Vicky, although helping a fugitive escape, felt guilty about abandoning her patrol car. Don’t even try to make sense of it. It’ll hurt your brain.
She called a fellow jail worker who knew nothing of the transport to say her keys were locked in her car and to ask if they could come and pick her up at an Academy Sports + Outdoors store where she was stranded.
The employee thought the request was kind of weird but said they’d be right there, but when they arrived all they found was White’s unlocked, empty, and abandoned patrol car.
Vicky White’s training didn’t pay off very well when investigators went straight to the store’s parking lot security footage and watched the lovebirds hop into an awaiting eye-blinding bright orange Ford Edge so as not to be overly conspicuous.
They also discovered that she had purchased the vehicle with a huge wad of cash only days prior.

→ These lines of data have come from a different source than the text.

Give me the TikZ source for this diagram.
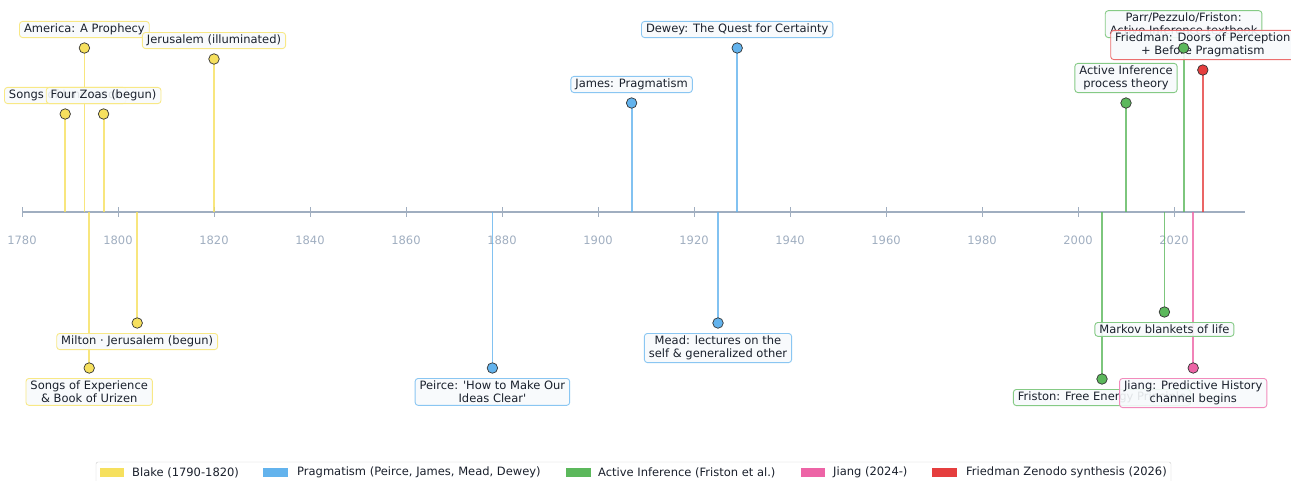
\documentclass[tikz,border=0pt]{standalone}
\usepackage{fontspec}
\setmainfont{DejaVu Sans}
\usetikzlibrary{positioning}
\definecolor{blake}{HTML}{F6E05E}
\definecolor{prag}{HTML}{63B3ED}
\definecolor{actinf}{HTML}{5CB85C}
\definecolor{jiang}{HTML}{ED64A6}
\definecolor{fried}{HTML}{E53E3E}
\definecolor{axisgray}{HTML}{A0AEC0}
\definecolor{boxfill}{HTML}{F7FAFC}
\definecolor{ink}{HTML}{1A202C}
\tikzset{
	evstem/.style={draw=#1, opacity=0.8, line width=1.8pt},
	evdot/.style={circle, fill=#1, draw=black!80, line width=0.7pt, minimum size=10.5pt, inner sep=0pt},
	evlabel/.style={draw=#1!75!white, line width=0.9pt, fill=boxfill, fill opacity=0.9, text opacity=1, rounded corners=3pt, align=center, inner xsep=4.5pt, inner ysep=2.5pt, text=ink, font=\fontsize{11.5}{13}\selectfont},
	yearlabel/.style={text=axisgray, font=\fontsize{11.5}{13}\selectfont},
	legtext/.style={anchor=west, inner sep=0pt, text=ink, font=\fontsize{11.5}{13}\selectfont},
}
\begin{document}
\begin{tikzpicture}[x=1pt, y=-1pt]
	\useasboundingbox (0,0) rectangle (1291,480);
	% axis
	\coordinate (ax0) at (22,212);
	\coordinate (ax1) at (1245,212);
	\draw[draw=axisgray, line width=1.5pt] (ax0) -- (ax1);
	\foreach \yr in {1780,1800,...,2020} {
		\pgfmathsetmacro{\xx}{22+(\yr-1780)*4.8}
		\draw[draw=axisgray, line width=1pt] (\xx,207) -- (\xx,217);
		\node[yearlabel] (y\yr) at (\xx,240) {\yr};
	}
	% event points on the axis and at the dots
	\coordinate (a1) at (65.2,212);   \coordinate (c1) at (65.2,114);
	\coordinate (a2) at (84.4,212);   \coordinate (c2) at (84.4,48);
	\coordinate (a3) at (89.2,212);   \coordinate (c3) at (89.2,368);
	\coordinate (a4) at (103.6,212);  \coordinate (c4) at (103.6,114);
	\coordinate (a5) at (137.2,212);  \coordinate (c5) at (137.2,323);
	\coordinate (a6) at (214,212);    \coordinate (c6) at (214,59);
	\coordinate (a7) at (492.4,212);  \coordinate (c7) at (492.4,368);
	\coordinate (a8) at (631.6,212);  \coordinate (c8) at (631.6,103);
	\coordinate (a9) at (718,212);    \coordinate (c9) at (718,323);
	\coordinate (a10) at (737.2,212); \coordinate (c10) at (737.2,48);
	\coordinate (a11) at (1102,212);  \coordinate (c11) at (1102,379);
	\coordinate (a12) at (1126,212);  \coordinate (c12) at (1126,103);
	\coordinate (a13) at (1164.4,212); \coordinate (c13) at (1164.4,312);
	\coordinate (a14) at (1183.6,212); \coordinate (c14) at (1183.6,48);
	\coordinate (a15) at (1193.2,212); \coordinate (c15) at (1193.2,368);
	\coordinate (a16) at (1202.8,212); \coordinate (c16) at (1202.8,70);
	% stems
	\draw[evstem=blake] (a1) -- (c1);
	\draw[evstem=blake] (a2) -- (c2);
	\draw[evstem=blake] (a3) -- (c3);
	\draw[evstem=blake] (a4) -- (c4);
	\draw[evstem=blake] (a5) -- (c5);
	\draw[evstem=blake] (a6) -- (c6);
	\draw[evstem=prag] (a7) -- (c7);
	\draw[evstem=prag] (a8) -- (c8);
	\draw[evstem=prag] (a9) -- (c9);
	\draw[evstem=prag] (a10) -- (c10);
	\draw[evstem=actinf] (a11) -- (c11);
	\draw[evstem=actinf] (a12) -- (c12);
	\draw[evstem=actinf] (a13) -- (c13);
	\draw[evstem=actinf] (a14) -- (c14);
	\draw[evstem=jiang] (a15) -- (c15);
	\draw[evstem=fried] (a16) -- (c16);
	% labels
	\node[evlabel=blake, above=10pt of c1] (l1) {Songs of Innocence};
	\node[evlabel=blake, above=10pt of c2] (l2) {America: A Prophecy};
	\node[evlabel=blake, below=10pt of c3] (l3) {Songs of Experience\\\& Book of Urizen};
	\node[evlabel=blake, above=10pt of c4] (l4) {Four Zoas (begun)};
	\node[evlabel=blake, below=10pt of c5] (l5) {Milton · Jerusalem (begun)};
	\node[evlabel=blake, above=10pt of c6] (l6) {Jerusalem (illuminated)};
	\node[evlabel=prag, below=10pt of c7] (l7) {Peirce: \textquotesingle How to Make Our\\Ideas Clear\textquotesingle};
	\node[evlabel=prag, above=10pt of c8] (l8) {James: Pragmatism};
	\node[evlabel=prag, below=10pt of c9] (l9) {Mead: lectures on the\\self \& generalized other};
	\node[evlabel=prag, above=10pt of c10] (l10) {Dewey: The Quest for Certainty};
	\node[evlabel=actinf, below=10pt of c11] (l11) {Friston: Free Energy Principle};
	\node[evlabel=actinf, above=10pt of c12] (l12) {Active Inference\\process theory};
	\node[evlabel=actinf, below=10pt of c13] (l13) {Markov blankets of life};
	\node[evlabel=actinf, above=10pt of c14] (l14) {Parr/Pezzulo/Friston:\\Active Inference textbook};
	\node[evlabel=jiang, below=10pt of c15] (l15) {Jiang: Predictive History\\channel begins};
	\node[evlabel=fried, above=10pt of c16] (l16) {Friedman: Doors of Perception\\+ Before Pragmatism};
	% dots
	\node[evdot=blake] (d1) at (c1) {};
	\node[evdot=blake] (d2) at (c2) {};
	\node[evdot=blake] (d3) at (c3) {};
	\node[evdot=blake] (d4) at (c4) {};
	\node[evdot=blake] (d5) at (c5) {};
	\node[evdot=blake] (d6) at (c6) {};
	\node[evdot=prag] (d7) at (c7) {};
	\node[evdot=prag] (d8) at (c8) {};
	\node[evdot=prag] (d9) at (c9) {};
	\node[evdot=prag] (d10) at (c10) {};
	\node[evdot=actinf] (d11) at (c11) {};
	\node[evdot=actinf] (d12) at (c12) {};
	\node[evdot=actinf] (d13) at (c13) {};
	\node[evdot=actinf] (d14) at (c14) {};
	\node[evdot=jiang] (d15) at (c15) {};
	\node[evdot=fried] (d16) at (c16) {};
	% legend
	\draw[draw=black!20, fill=white, rounded corners=2pt] (96,462) rectangle (1171,492);
	\fill[blake] (100,468) rectangle (124,477);
	\node[legtext] (k1) at (132,472.5) {Blake (1790-1820)};
	\fill[prag] (263,468) rectangle (288,477);
	\node[legtext] (k2) at (297,472.5) {Pragmatism (Peirce, James, Mead, Dewey)};
	\fill[actinf] (566,468) rectangle (591,477);
	\node[legtext] (k3) at (598,472.5) {Active Inference (Friston et al.)};
	\fill[jiang] (801,468) rectangle (825,477);
	\node[legtext] (k4) at (833,472.5) {Jiang (2024-)};
	\fill[fried] (932,468) rectangle (957,477);
	\node[legtext] (k5) at (966,472.5) {Friedman Zenodo synthesis (2026)};
\end{tikzpicture}
\end{document}
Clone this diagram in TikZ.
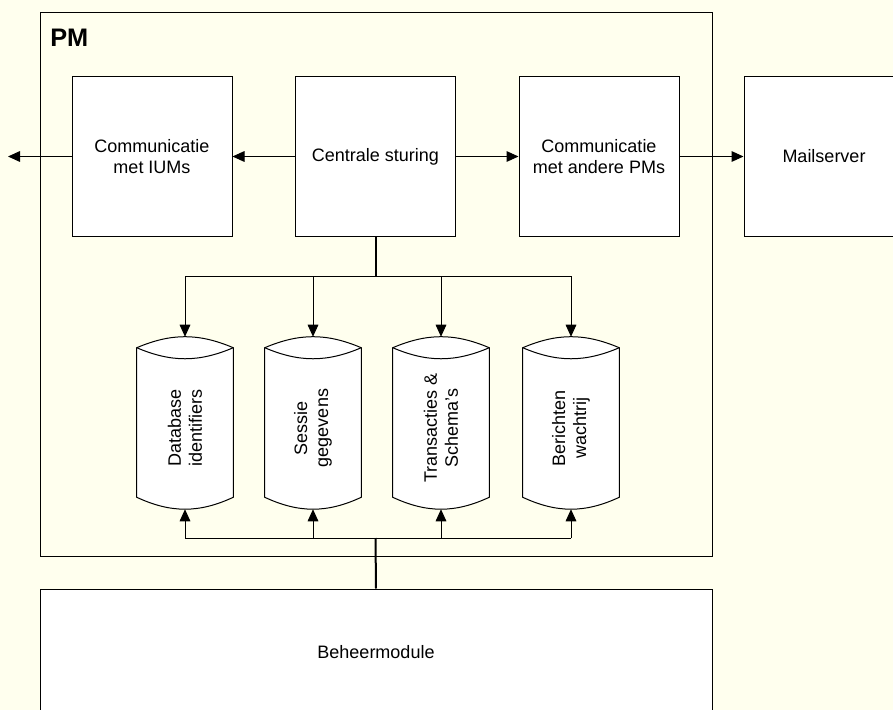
\documentclass[tikz,border=0pt]{standalone}
\usepackage{fontspec}
\setmainfont{Liberation Sans}
\usetikzlibrary{arrows.meta}
\definecolor{paper}{RGB}{255,255,238}
\tikzset{
	box/.style={draw=black, fill=white, line width=0.75pt, inner sep=0pt, align=center,
		font=\fontsize{13.5}{15.75}\selectfont},
	store/.style={inner sep=0pt, minimum width=72pt, minimum height=111.75pt},
	link/.style={line width=0.75pt, -{Triangle[length=9pt,width=8pt]}},
	bus/.style={line width=1.5pt},
}
\begin{document}
\begin{tikzpicture}[x=0.75pt, y=-0.75pt]
	\clip (0,0) rectangle (893,710);
	\fill[paper] (0,0) rectangle (893,710);
	\draw[black, line width=0.75pt] (40,13) rectangle (712,556);
	\node[anchor=base west, inner sep=0pt, font=\bfseries\fontsize{19}{22}\selectfont] (pm) at (50,47) {PM};

	\node[box, minimum width=120pt, minimum height=119.25pt] (ium) at (152,156.5) {Communicatie\\met IUMs};
	\node[box, minimum width=120pt, minimum height=119.25pt] (cs) at (375.5,156.5) {Centrale sturing};
	\node[box, minimum width=120pt, minimum height=119.25pt] (cpm) at (599,156.5) {Communicatie\\met andere PMs};
	\node[box, minimum width=120pt, minimum height=119.25pt] (mail) at (824,156.5) {Mailserver};
	\coordinate (out) at (8,156.5);

	\foreach \n/\x/\t in {db/185/{Database\\identifiers}, ses/313/{Sessie\\gegevens},
		tr/441/{Transacties \&\\Schema's}, wq/571/{Berichten\\wachtrij}}{
		\node[store] (\n) at (\x,422.5) {};
		\draw[fill=white, line width=0.75pt] (\n.north west) to[bend left=23] (\n.north east)
			-- (\n.south east) to[bend left=25] (\n.south west) -- cycle;
		\draw[line width=0.75pt] (\n.north west) to[bend right=23] (\n.north east);
		\node[rotate=90, align=center, inner sep=0pt, font=\fontsize{13.5}{15.75}\selectfont] (\n-text) at (\x,428) {\t};
		\coordinate (\n-top) at ([yshift=8.25pt]\n.north);
		\coordinate (\n-bot) at ([yshift=-9pt]\n.south);
	}

	\node[box, minimum width=504pt, minimum height=94.5pt] (bm) at (376,652) {Beheermodule};

	\draw[link] (ium.west) -- (out);
	\draw[link] (cs.west) -- (ium.east);
	\draw[link] (cs.east) -- (cpm.west);
	\draw[link] (cpm.east) -- (mail.west);

	\coordinate (split) at (375.5,276);
	\coordinate (join) at (375.5,538);
	\draw[bus] (cs.south) -- (split);
	\draw[line width=0.75pt] (db-top |- split) -- (wq-top |- split);
	\draw[line width=0.75pt] (db-bot |- join) -- (wq-bot |- join);
	\draw[bus] (join) -- (bm.north);
	\foreach \s in {db,ses,tr,wq}{
		\draw[link] (\s-top |- split) -- (\s-top);
		\draw[link] (\s-bot |- join) -- (\s-bot);
	}
\end{tikzpicture}
\end{document}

This is when the investigators tossed out the theory of this being a kidnapping. This was a plan in the works that required digging deeper.
The deceased sheriff had only recently sold her home for far less than the market would have demanded. She sold her car, submitted retirement forms, and bought an AR-15 and a 12-gauge shotgun to accentuate her .45-caliber pistol and the 9mm service weapon she’d kept as a memento.
Investigators found that the two had a long-term “jailhouse romance” that most of the jail workers knew about but were afraid to report. Casey White received extra helpings of food and got to enjoy more free time in the yard than the others. He was hands-off to the guards who didn’t dare hassle him.
Casey White won’t be hands-off any longer and may God have absolutely no mercy on his soul. It could have been the 36-year-old’s conman persuasiveness that hooked Vicky White into his lair.
Or was it the desperate move of a 56-year-old never-married woman looking for love in all the wrong places? Guess we’ll never know.
And so ends the tale of the “Convict and the Jailer,” coming to theaters soon.